Barbra Streisand from "Yentl"

Oy vey!  Pardon my un-French and not really English response to this idea, which was sparked this morning by the Times‘ Manohla Dargis, whose article on Kathryn Bigelow, and The Hurt Locker‘s decisive win Sunday night gloats over the director’s (just) annihilation of Oscar‘s glass ceiling, once and for all.

As a gay man, my instant response is: of course she did it, in what ostensibly is a “man’s” territory–war movie.  Had Nancy Meyers been nominated this year for it’s complicated, or my cousin Nicole Holofcener in past years–in both cases for what is arguably perceived as “girly” work and genres–that would have been different.  It was no great irony that the grandmère of “woman directors” Barbra Streisand presented the award, herself having not been nominated for her first effort, Yentl, a film in which she portrayed a woman masquerading as a man!   My head is spinning . . .

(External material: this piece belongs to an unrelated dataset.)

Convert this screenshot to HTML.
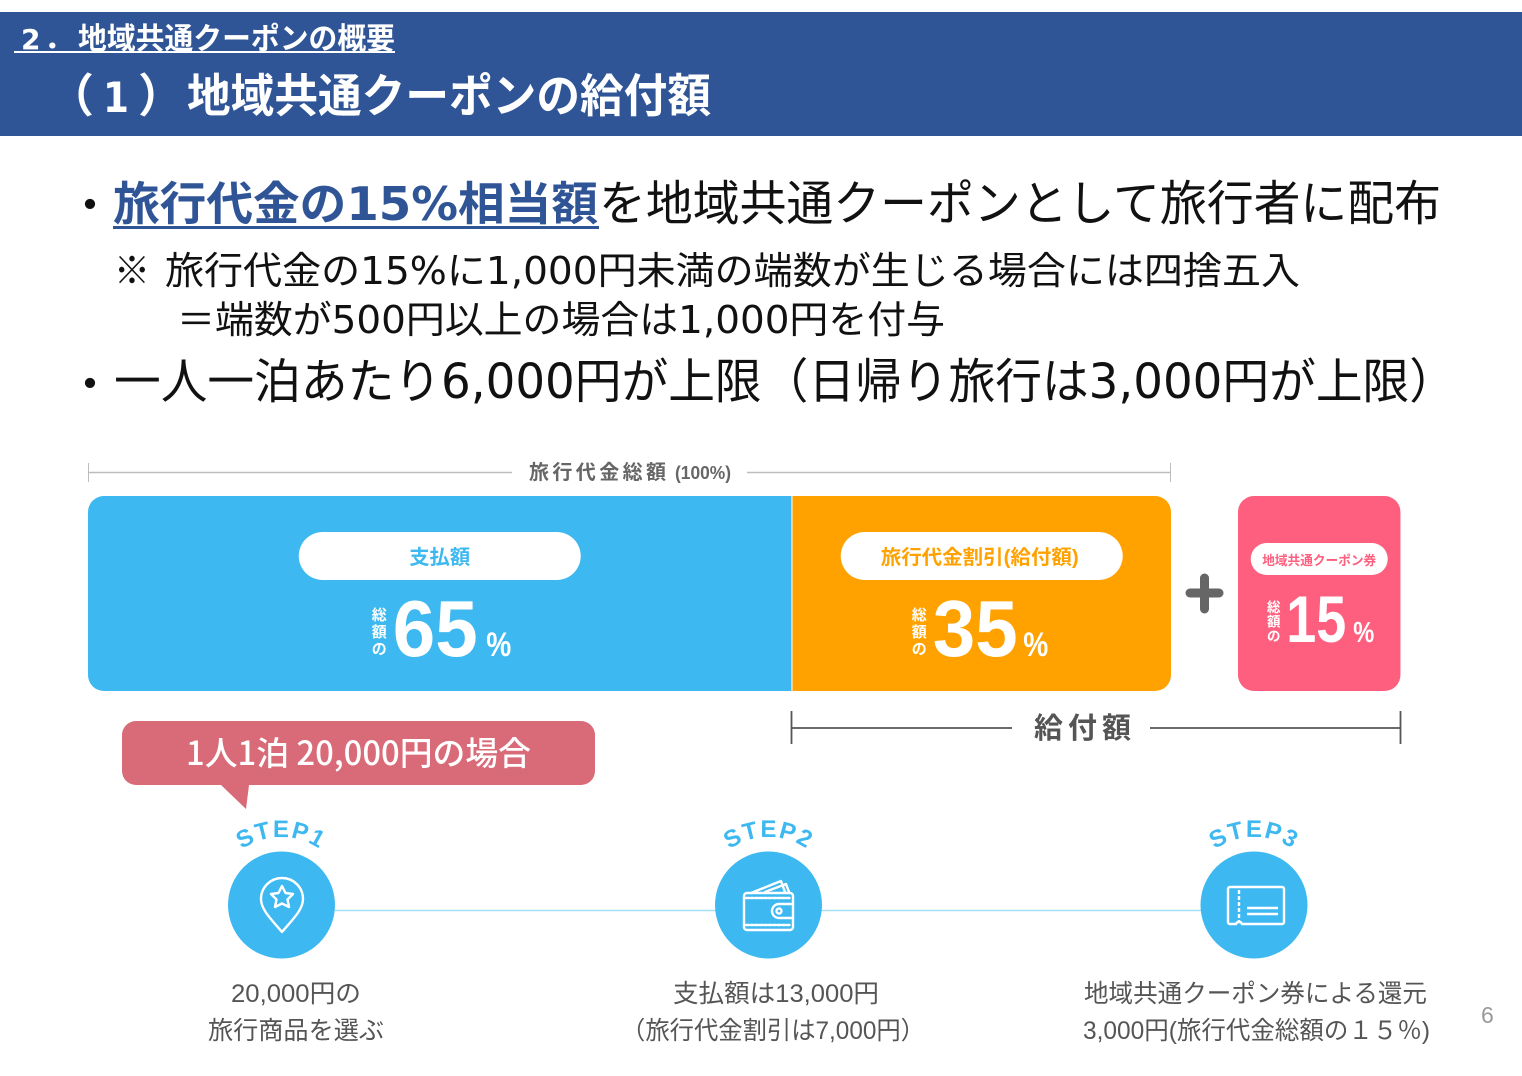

My appreciation of the film and Bigelow’s work had nothing to do with her gender, but the way it puts soldiers squarely on the same footing and territory as everyone else, and neither pathologizes their desire to fight, nor aggrandizes their humanity or social stature.  And not by making them more or less likable because their job is to fight and kill adversaries.  It is simply their job, which in one case, is a true calling for them.

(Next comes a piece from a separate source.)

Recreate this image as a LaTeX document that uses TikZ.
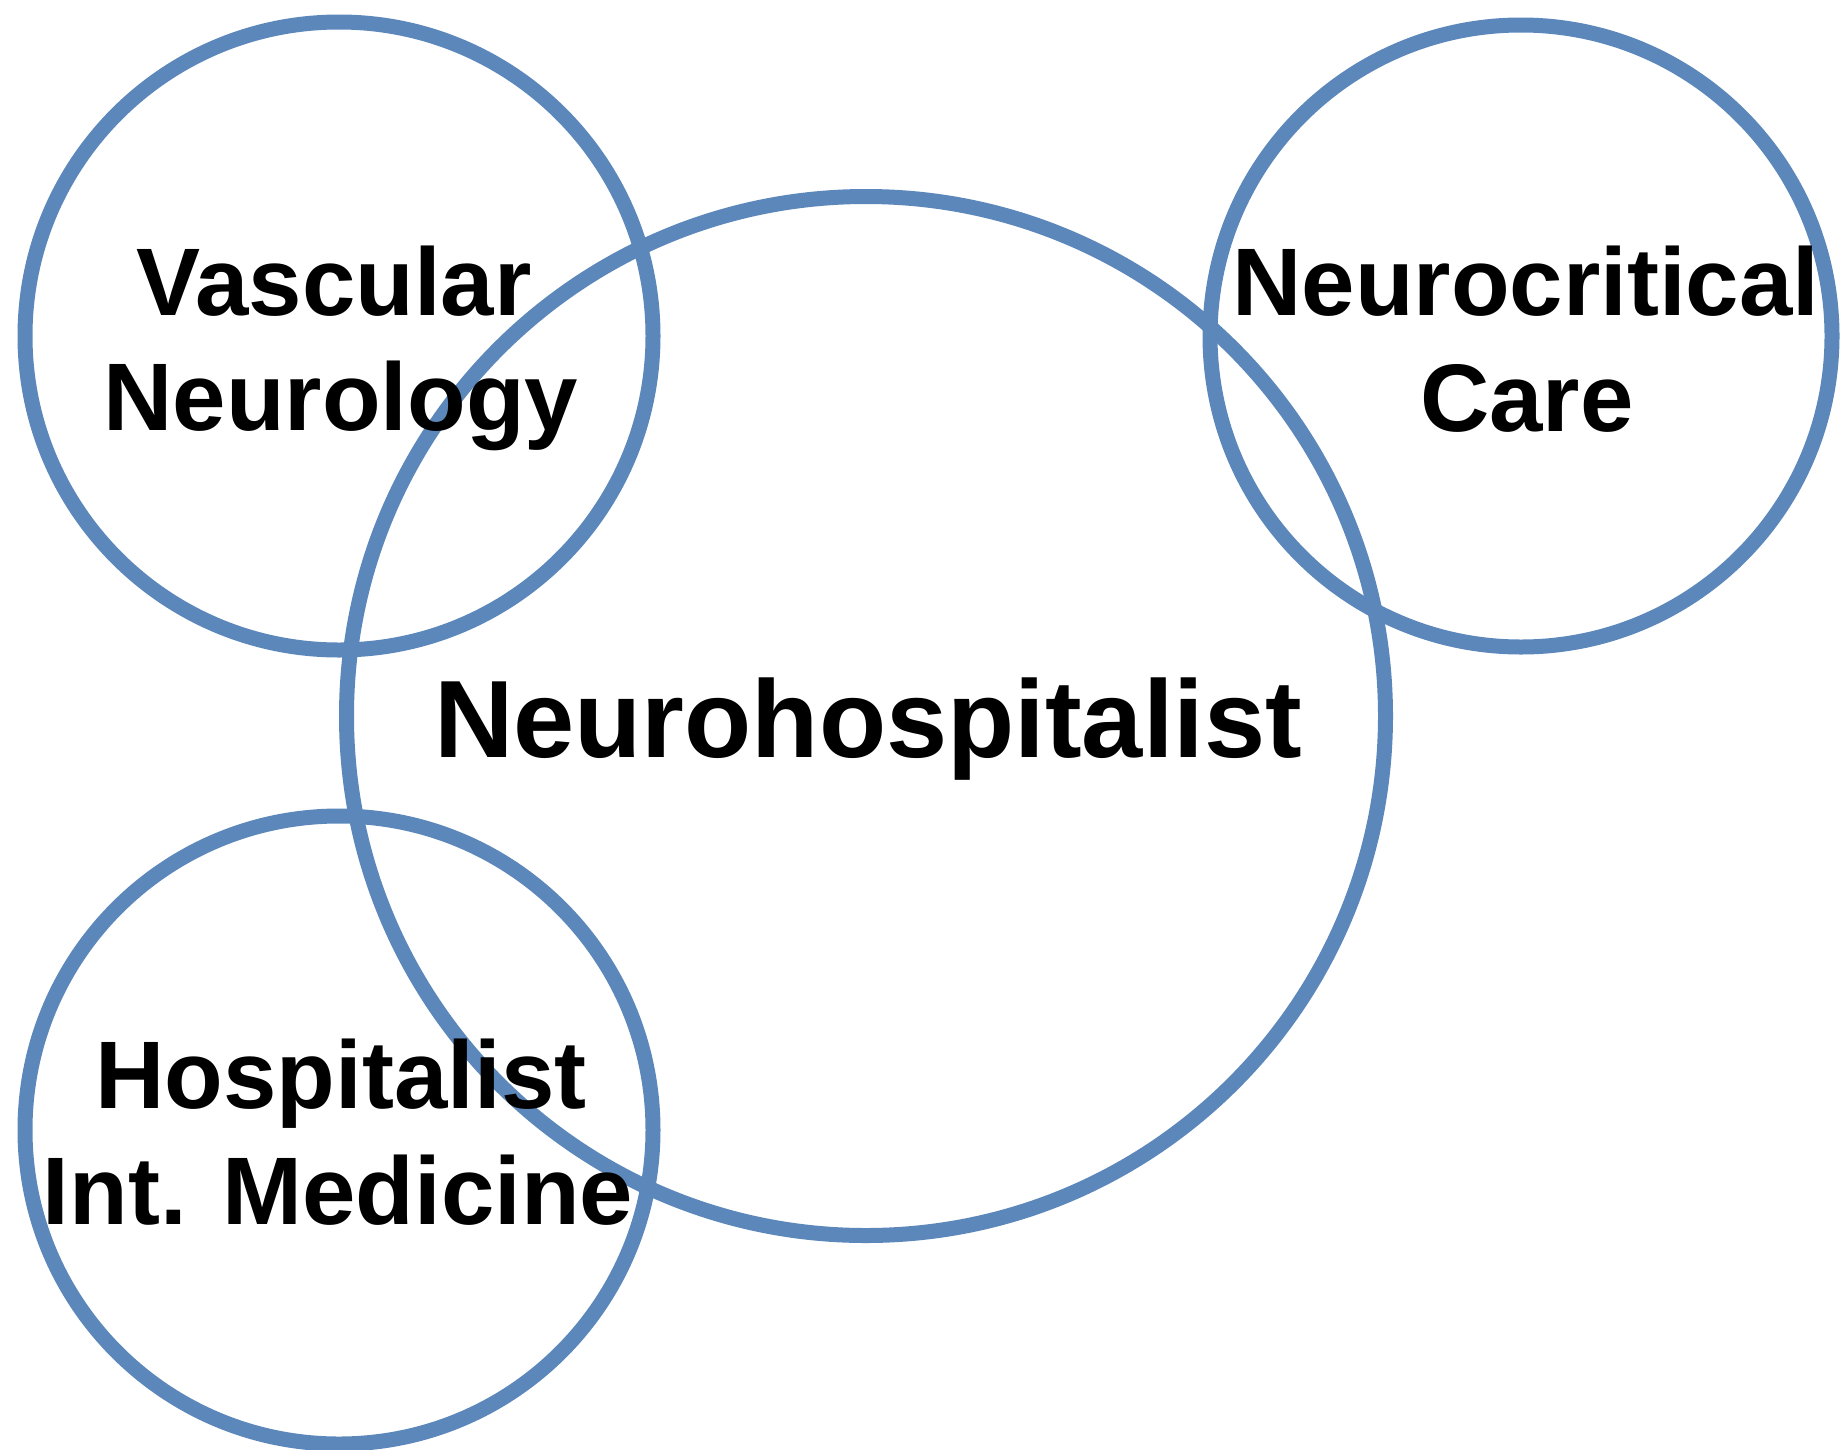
\documentclass[tikz,border=0pt]{standalone}
\usepackage{fontspec}
\setmainfont{Liberation Sans}
\definecolor{ringblue}{RGB}{92,135,186}
\tikzset{
  ring/.style={circle, draw=ringblue, line width=15pt, inner sep=0pt, outer sep=0pt},
  smalllab/.style={anchor=base, inner sep=0pt, font=\fontsize{96}{115}\selectfont\bfseries},
  biglab/.style={anchor=base, inner sep=0pt, font=\fontsize{110}{130}\selectfont\bfseries}
}
\begin{document}
\begin{tikzpicture}[x=1pt,y=-1pt]
\useasboundingbox (0,0) rectangle (1845,1449);
\fill[white] (0,0) rectangle (1845,1449);
\node[ring, minimum size=1039pt] (neuro) at (866,716) {};
\node[ring, minimum size=628pt] (vasc) at (339,336) {};
\node[ring, minimum size=622pt] (crit) at (1521,336) {};
\node[ring, minimum size=628pt] (hosp) at (339,1130) {};
\node[smalllab] (vascA) at (334,315) {Vascular};
\node[smalllab] (vascB) at (341,430) {Neurology};
\node[smalllab] (critA) at (1526,315) {Neurocritical};
\node[smalllab] (critB) at (1527,431) {Care};
\node[smalllab] (hospA) at (341,1108) {Hospitalist};
\node[smalllab] (hospB) at (338,1224) {Int. Medicine};
\node[biglab] (neuroL) at (868,757) {Neurohospitalist};
\end{tikzpicture}
\end{document}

The Oscars now are clearly so much less about merit–Sandra Bullock over Meryl Streep?!–than an annual cultural validation ritual.  If it were less remarkable when individuals from under-represented and -recognized groups won, e.g., in the so-called American real world where equality and fairness vacillate like the global warming “debate” and the weather, then the Oscars might really be about excellence in film, and not fake politics.